WSL2, keychain, /etc/hosts and you

There unfortunately are still a few stumbling blocks toward getting a properly, fully-working virt-manager setup running under WSL2 on Windows 11.

apt install virt-manager just works, of course–but getting WSL2 to properly handle hostnames and SSH key passphrases takes a bit of tweaking.

First up, install a couple of additional packages:

apt install keychain ssh-askpass

The keychain package allows WSL2 to cache the passphrases for your SSH keys, and ssh-askpass allows virt-manager to bump requests up to you when necessary.

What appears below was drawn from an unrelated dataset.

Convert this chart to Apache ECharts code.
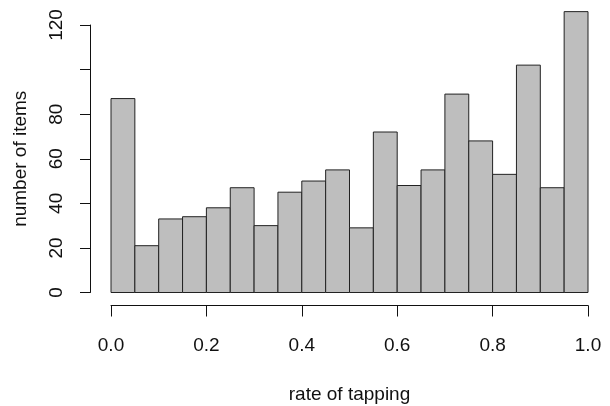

If you haven’t already done so, first generate yourself an SSH key and give it a passphrase:

me@my-win11:~# ssh-keygen
Generating public/private rsa key pair.
Enter file in which to save the key (~/.ssh/id_rsa):
Enter passphrase (empty for no passphrase):
Enter same passphrase again:
Your identification has been saved in ~/.ssh/id_rsa
Your public key has been saved in ~/.ssh/

You will also need to configure keychain itself, by adding the following to the end of your .bashrc:

# For Loading the SSH key
/usr/bin/keychain -q --nogui $HOME/.ssh/id_rsa
source $HOME/.keychain/$HOSTNAME-sh

Now, you’ll enter in your SSH key passphrase each time you open a WSL2 terminal, and it will remember it for SSH sessions opened via that terminal (or via apps opened from that terminal, eg if you type in virt-manager).

If you like to set hostnames in /etc/hosts to make your virt-manager connections look more reasonable, there’s one more step necessary. By default, for some reason WSL2 clobbers /etc/hosts each time it’s started.

You can defang this by creating /etc/wsl.conf and inserting this stanza:

generateHosts = false

Presto, you can now have a nice, secure, and well-working virt-manager under your Windows 11 WSL2 instance!

screenshot of virt-manager under WSLg
I also edited this screenshot with Ubuntu GiMP installed under WSL2 with apt install gimp. Because of course I did.

One final caveat: I do not recommend trying to create a shortcut in Windows to open virt-manager directly.

You can do that… but if you do, you’re liable to break things badly enough to require a Windows reboot. Windows 11 really doesn’t like launching WSL2 apps directly from a batch file, rather than from within a fully-launched WSL2 terminal!